AIM —
Write the lines out again, from the top of the material to the line containing "за 7 суток</div>", pictures excluded.

DATA EXCERPT —
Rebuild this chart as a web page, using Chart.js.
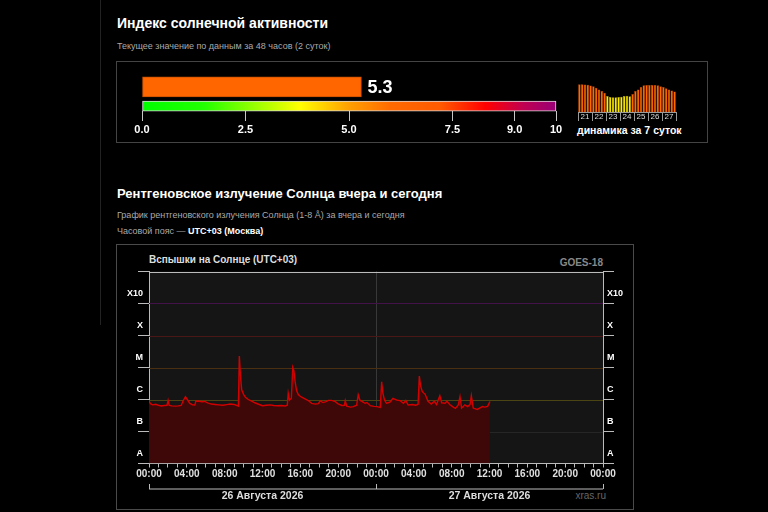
<!DOCTYPE html>
<html><head><meta charset="utf-8">
<script src="https://cdn.jsdelivr.net/npm/chart.js@4.4.1/dist/chart.umd.min.js"></script>
<style>
html,body{margin:0;padding:0;background:#000;width:768px;height:512px;overflow:hidden;font-family:'Liberation Sans',Arial,sans-serif;}
.a{position:absolute;white-space:nowrap;line-height:1;}
canvas{position:absolute;}
</style></head><body>
<div style="position:absolute;left:100px;top:0;width:1px;height:325px;background:#222"></div>
<div class="a" style="left:117px;top:16px;font-size:14px;font-weight:bold;color:#fff">Индекс солнечной активности</div>
<div class="a" style="left:117px;top:41.5px;font-size:9px;color:#aaa">Текущее значение по данным за 48 часов (2 суток)</div>
<div style="position:absolute;left:116px;top:61px;width:592px;height:82px;border:1px solid #444;box-sizing:border-box"></div>
<div class="a" style="left:577px;top:125px;font-size:10.5px;font-weight:bold;color:#fff">динамика за 7 суток</div>

<div class="a" style="left:117px;top:186.5px;font-size:13px;font-weight:bold;color:#fff">Рентгеновское излучение Солнца вчера и сегодня</div>
<div class="a" style="left:117px;top:210.5px;font-size:9px;color:#aaa">График рентгеновского излучения Солнца (1-8 Å) за вчера и сегодня</div>
<div class="a" style="left:117px;top:226.5px;font-size:9px;color:#aaa">Часовой пояс — <b style="color:#fff">UTC+03 (Москва)</b></div>
<div style="position:absolute;left:116px;top:244px;width:518px;height:266px;border:1px solid #4a4a4a;box-sizing:border-box"></div>
<div class="a" style="left:149px;top:254.5px;font-size:10px;font-weight:bold;color:#ddd">Вспышки на Солнце (UTC+03)</div>
<div class="a" style="right:165px;top:257.5px;font-size:10px;font-weight:bold;color:#888">GOES-18</div>
<div class="a" style="right:162px;top:491px;font-size:10px;color:#666">xras.ru</div>

<canvas id="c1" width="470" height="78" style="left:120px;top:62px;width:470px;height:78px"></canvas>
<canvas id="c2" width="110" height="46" style="left:572px;top:78px;width:110px;height:46px"></canvas>
<canvas id="c3" width="530" height="269" style="left:110px;top:243px;width:530px;height:269px"></canvas>
<script>
// ---- data ----
const indexValue = 5.3;
const scaleMin = 0;
const scaleMax = 10;
const scaleTicks = [0, 2.5, 5, 7.5, 9, 10];
const weekDays = ['21','22','23','24','25','26','27'];
const weekIndex = [
  6.8, 6.8, 6.75, 6.7, 6.55,
  6.45, 6.2, 5.9, 5.6, 5.3,
  4.75, 4.6, 4.55, 4.55, 4.6,
  4.65, 4.75, 4.8, 4.7, 5.1,
  5.6, 5.9, 6.3, 6.6, 6.65,
  6.65, 6.65, 6.65, 6.6, 6.45,
  6.3, 6.1, 5.9, 5.7, 5.55
];
const hours = [
  0.00,0.15,0.40,0.70,1.00,1.30,1.60,1.90,2.02,2.12,2.40,2.80,3.10,3.40,3.60,3.85,4.05,4.30,4.60,4.85,
  4.95,5.30,5.60,5.90,6.20,6.60,7.00,7.40,7.80,8.20,8.60,9.00,9.30,9.45,9.55,9.68,9.80,10.00,10.20,10.50,
  10.80,11.20,11.60,12.00,12.40,12.80,13.20,13.60,14.00,14.40,14.62,14.72,14.85,15.05,15.20,15.32,15.45,15.60,15.80,16.10,
  16.50,16.90,17.20,17.60,17.90,18.10,18.40,18.70,18.95,19.30,19.70,20.00,20.40,20.65,20.75,20.90,21.30,21.60,21.95,22.12,
  22.30,22.55,22.85,23.05,23.40,23.80,24.10,24.45,24.60,24.72,24.90,25.10,25.45,25.80,26.20,26.55,26.90,27.15,27.40,27.85,
  28.20,28.45,28.58,28.72,28.90,29.20,29.50,29.85,30.15,30.40,30.75,30.95,31.30,31.50,31.80,32.10,32.40,32.70,32.88,33.05,
  33.40,33.70,33.95,34.08,34.28,34.70,35.00,35.25,35.50,35.80,36.05
];
const flux = [
  9.0e-7,7.4e-7,6.8e-7,7.1e-7,6.6e-7,6.3e-7,6.5e-7,6.6e-7,9.3e-7,6.6e-7,6.3e-7,6.2e-7,6.3e-7,6.5e-7,9.0e-7,1.22e-6,1.0e-6,7.7e-7,6.8e-7,6.7e-7,
  9.0e-7,8.8e-7,8.5e-7,8.7e-7,7.8e-7,7.2e-7,7.0e-7,6.8e-7,6.6e-7,6.9e-7,7.2e-7,7.0e-7,6.5e-7,6.2e-7,2.3e-5,5.0e-6,2.0e-6,1.45e-6,1.17e-6,1.0e-6,
  9.0e-7,7.9e-7,7.1e-7,6.4e-7,6.6e-7,6.8e-7,6.5e-7,6.4e-7,6.5e-7,6.3e-7,6.6e-7,1.56e-6,9.6e-7,1.1e-6,1.01e-5,8.0e-6,3.6e-6,1.9e-6,1.4e-6,1.2e-6,
  1.05e-6,9.0e-7,7.6e-7,7.2e-7,7.4e-7,9.0e-7,8.0e-7,8.6e-7,9.4e-7,9.4e-7,8.6e-7,7.3e-7,6.5e-7,6.6e-7,9.2e-7,6.2e-7,5.8e-7,6.0e-7,6.6e-7,1.4e-6,
  9.5e-7,8.6e-7,7.6e-7,8.0e-7,6.4e-7,6.1e-7,6.0e-7,5.7e-7,3.6e-6,1.6e-6,9.6e-7,7.7e-7,8.2e-7,1.09e-6,9.6e-7,9.2e-7,7.6e-7,9.3e-7,6.7e-7,7.0e-7,
  6.6e-7,7.1e-7,5.4e-6,2.6e-6,1.75e-6,1.45e-6,8.8e-7,7.2e-7,8.8e-7,7.0e-7,1.3e-6,7.9e-7,7.6e-7,8.8e-7,7.0e-7,6.0e-7,5.3e-7,6.8e-7,1.22e-6,5.4e-7,
  6.8e-7,6.0e-7,7.0e-7,1.3e-6,5.4e-7,4.9e-7,5.5e-7,6.0e-7,5.8e-7,6.1e-7,8.7e-7
];
const classLabels = ['A','B','C','M','X','X10'];
const classBoundaries = [1e-8, 1e-7, 1e-6, 1e-5, 1e-4, 1e-3, 1e-2];
const classLabelValues = [2e-8, 2e-7, 2e-6, 2e-5, 2e-4, 2e-3];
const dayLabels = ['26 Августа 2026', '27 Августа 2026'];
const hourLabelEvery = 4;

// ---- styles ----
const FONT = "'Liberation Sans', Arial, sans-serif";
Chart.defaults.font.family = FONT;
Chart.defaults.animation = false;
const gradientStops = [[0,'#00ff00'],[0.15,'#22ff00'],[0.38,'#ffff00'],[0.5,'#ffa000'],[0.6,'#ff6a00'],[0.72,'#ff5a00'],[0.83,'#ff0000'],[0.92,'#c00050'],[1,'#990077']];
const boundaryLineColors = [null, '#262626', '#4a4512', '#4a3010', '#4a1616', '#421248', '#bbbbbb'];

function scaleGradient(ctx){
  const chart = ctx.chart;
  if (!chart.chartArea) return '#ff6600';
  const xs = chart.scales.x;
  const g = chart.ctx.createLinearGradient(xs.getPixelForValue(scaleMin),0,xs.getPixelForValue(scaleMax),0);
  gradientStops.forEach(([o,c])=>g.addColorStop(o,c));
  return g;
}
const valueLabelPlugin = {
  id:'valueLabel',
  afterDatasetsDraw(chart){
    const el = chart.getDatasetMeta(0).data[0];
    const c = chart.ctx;
    c.save();
    c.fillStyle = '#fff';
    c.font = "bold 18px " + FONT;
    c.textBaseline = 'middle';
    c.textAlign = 'left';
    c.fillText(indexValue.toFixed(1), el.x + 6, el.y + 1);
    c.restore();
  }
};

new Chart(document.getElementById('c1'), {
  type:'bar',
  data:{ labels:['current','','scale'], datasets:[
    {data:[indexValue,null,null], backgroundColor:'#ff6600', borderColor:'#c84e00', borderWidth:1, borderSkipped:false, barThickness:20, grouped:false, clip:false},
    {data:[null,null,[scaleMin,scaleMax]], backgroundColor:scaleGradient, borderColor:'#d8d8d8', borderWidth:1, borderSkipped:false, barThickness:10, grouped:false, clip:false}
  ]},
  options:{
    indexAxis:'y', responsive:false, animation:false, events:[],
    layout:{padding:{left:22,right:34,top:20,bottom:0}},
    plugins:{legend:{display:false}, tooltip:{enabled:false}},
    scales:{
      y:{display:false, offset:true},
      x:{min:scaleMin, max:scaleMax,
        afterBuildTicks:(ax)=>{ ax.ticks = scaleTicks.map(v=>({value:v})); },
        afterFit:(ax)=>{ ax.height = 29; },
        ticks:{callback:(v)=> v===10 ? '10' : Number(v).toFixed(1), color:'#fff', font:{size:11, weight:'bold'}, padding:2, maxRotation:0, autoSkip:false},
        grid:{drawOnChartArea:false, drawTicks:true, tickLength:10, color:'#c8c8c8'},
        border:{display:false}
      }
    }
  },
  plugins:[valueLabelPlugin]
});

const weekLabels = weekIndex.map((v,i)=> weekDays[Math.floor(i/5)]);
new Chart(document.getElementById('c2'), {
  type:'bar',
  data:{ labels:weekLabels, datasets:[{
    data:weekIndex,
    backgroundColor:weekIndex.map(v=> v<5 ? '#ffee00' : '#ff6a00'),
    borderColor:weekIndex.map(v=> v<5 ? '#b0a000' : '#b84400'),
    borderWidth:0.5, barPercentage:0.9, categoryPercentage:1
  }]},
  options:{
    responsive:false, animation:false, events:[],
    layout:{padding:{left:6,right:6,top:5,bottom:0}},
    plugins:{legend:{display:false}, tooltip:{enabled:false}},
    scales:{
      y:{display:false, min:2, max:7},
      x:{
        afterFit:(ax)=>{ ax.height = 12; },
        ticks:{autoSkip:false, maxRotation:0, padding:-9, color:'#ddd', font:{size:8},
          callback:function(v,i){ return i%5===2 ? this.getLabelForValue(v) : ''; }},
        grid:{offset:true, drawOnChartArea:false, tickLength:9, color:(c)=> (c.index===undefined || c.index%5===0) ? '#999' : 'transparent'},
        border:{display:true, color:'#999'}
      }
    }
  }
});

// main x-ray chart
const yTickValues = classBoundaries.concat(classLabelValues).sort((a,b)=>a-b);
function isDecade(v){ const l=Math.log10(v); return Math.abs(l-Math.round(l))<0.01; }
function classLabel(v){
  if (isDecade(v)) return '';
  return classLabels[Math.floor(Math.log10(v))+8] || '';
}
function yAxis(pos){
  return {
    type:'logarithmic', position:pos, min:classBoundaries[0], max:classBoundaries[classBoundaries.length-1],
    afterBuildTicks:(ax)=>{ ax.ticks = yTickValues.map(v=>({value:v})); },
    afterFit:(ax)=>{ ax.width = pos==='left' ? 39 : 37; },
    ticks:{callback:classLabel, color:'#fff', font:{size:9, weight:'bold'}, padding: pos==='left' ? -5 : -7, autoSkip:false},
    grid:{drawOnChartArea:false, tickLength:11,
      tickColor:(c)=> isDecade(c.tick.value) ? '#bbb' : 'transparent'},
    border:{display:true, color:'#bbb'}
  };
}
const hourTicks = [];
for (let h=0; h<=48; h++) hourTicks.push(h);

const plotBg = { id:'plotBg', beforeDraw(chart){ const {ctx, chartArea:a} = chart; ctx.save(); ctx.fillStyle='#151515'; ctx.fillRect(a.left,a.top,a.width,a.height); ctx.restore(); } };
const classLines = {
  id:'classLines',
  beforeDatasetsDraw(chart){
    const {ctx, chartArea:a} = chart; const ys = chart.scales.y;
    ctx.save(); ctx.lineWidth = 1;
    classBoundaries.forEach((b,i)=>{
      const col = boundaryLineColors[i]; if (!col) return;
      const y = Math.round(ys.getPixelForValue(b)) + 0.5;
      ctx.strokeStyle = col; ctx.beginPath(); ctx.moveTo(a.left, y); ctx.lineTo(a.right, y); ctx.stroke();
    });
    ctx.restore();
  }
};
const dayBrackets = {
  id:'dayBrackets',
  afterDraw(chart){
    const {ctx, chartArea:a} = chart; const xs = chart.scales.x;
    const p0 = xs.getPixelForValue(0), p1 = xs.getPixelForValue(24), p2 = xs.getPixelForValue(48);
    const yl = a.bottom + 25.5;
    ctx.save();
    ctx.strokeStyle = '#bbb'; ctx.lineWidth = 1;
    ctx.beginPath();
    [p0,p1,p2].forEach(p=>{ ctx.moveTo(Math.round(p)+0.5, yl-5); ctx.lineTo(Math.round(p)+0.5, yl); });
    ctx.moveTo(p0, yl); ctx.lineTo(p2, yl);
    ctx.stroke();
    ctx.fillStyle = '#ddd'; ctx.font = 'bold 10.5px ' + FONT; ctx.textAlign='center'; ctx.textBaseline='middle';
    ctx.fillText(dayLabels[0], xs.getPixelForValue(12), a.bottom + 33);
    ctx.fillText(dayLabels[1], xs.getPixelForValue(36), a.bottom + 33);
    ctx.restore();
  }
};

new Chart(document.getElementById('c3'), {
  type:'line',
  data:{ datasets:[{
    data: hours.map((h,i)=>({x:h, y:flux[i]})),
    borderColor:'#d40000', borderWidth:1.4, pointRadius:0, tension:0,
    fill:'start', backgroundColor:'rgb(62,8,8)'
  }]},
  options:{
    responsive:false, animation:false, events:[],
    layout:{padding:{left:0,right:0,top:28.5,bottom:0}},
    plugins:{legend:{display:false}, tooltip:{enabled:false}},
    scales:{
      x:{type:'linear', min:0, max:48,
        afterBuildTicks:(ax)=>{ ax.ticks = hourTicks.map(v=>({value:v})); },
        afterFit:(ax)=>{ ax.height = 48.5; },
        ticks:{autoSkip:false, maxRotation:0, padding:1, color:'#e0e0e0', font:{size:10, weight:'bold'},
          callback:(v)=> v%hourLabelEvery===0 ? String(v%24).padStart(2,'0')+':00' : ''},
        grid:{drawOnChartArea:true, tickLength:4, color:(c)=> (c.tick && c.tick.value===24) ? '#383838' : 'transparent', tickColor:'#bbb'},
        border:{display:true, color:'#bbb'}
      },
      y: yAxis('left'),
      y2: yAxis('right')
    }
  },
  plugins:[plotBg, classLines, dayBrackets]
});
</script>
</body></html>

EXERCISE RESPONSE —
Rebuild this chart as a web page, using Chart.js.
<!DOCTYPE html>
<html><head><meta charset="utf-8">
<script src="https://cdn.jsdelivr.net/npm/chart.js@4.4.1/dist/chart.umd.min.js"></script>
<style>
html,body{margin:0;padding:0;background:#000;width:768px;height:512px;overflow:hidden;font-family:'Liberation Sans',Arial,sans-serif;}
.a{position:absolute;white-space:nowrap;line-height:1;}
canvas{position:absolute;}
</style></head><body>
<div style="position:absolute;left:100px;top:0;width:1px;height:325px;background:#222"></div>
<div class="a" style="left:117px;top:16px;font-size:14px;font-weight:bold;color:#fff">Индекс солнечной активности</div>
<div class="a" style="left:117px;top:41.5px;font-size:9px;color:#aaa">Текущее значение по данным за 48 часов (2 суток)</div>
<div style="position:absolute;left:116px;top:61px;width:592px;height:82px;border:1px solid #444;box-sizing:border-box"></div>
<div class="a" style="left:577px;top:125px;font-size:10.5px;font-weight:bold;color:#fff">динамика за 7 суток</div>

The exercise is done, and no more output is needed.